My take on .NET is that it's useful for two things: quickly and easily moving windows apps to network apps that work on windows and masquerade as web apps, and for prototyping. On the other hand, I've done prototyping in Dreamweaver using php/mysql, and it's pretty darn easy.

At any rate, the last thing in the world you should be doing is trying to write anything web-based on .NET that's intended to go into production in diverse environments - it simply isn't cut out for it, unless you can afford a very big and very skilled staff. Since the big selling point of .NET is that it's supposed to be easy to get off the ground with - MS conveniently fails to mention its weaknesses in maintainability - most organizations doing .NET work are neither big nor wealthy, and are doomed to either sink (in the private sector) or cause havoc and lots of extra work (in the public sector).

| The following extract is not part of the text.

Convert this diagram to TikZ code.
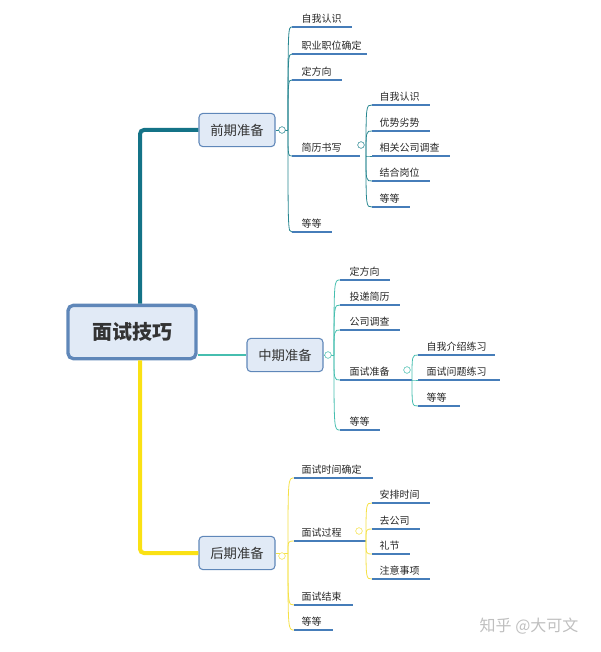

One last note. I live in Oregon. Here, we're blessed with an incredible surfiet of really good programmers who specialize in working with PHP, Apache, Linux, etc., all of which results from the location of OSDL in Beaverton, an excellent CS program at OSU, and the "halo effect" of having Linus Torvalds living here. Anyone claiming that FOSS programmers are hard to find or expensive in Oregon is too busy eating Microsoft's FUD to see what's right in front of them.

Moral of the story: If you're thinking of offering a webapp to schools using IIS/.NET, don't!

Comments, Pingbacks

  1. Here you go again talking about things you don't understand. Microsoft will live forever. Believe me, the Republicans won't let it die!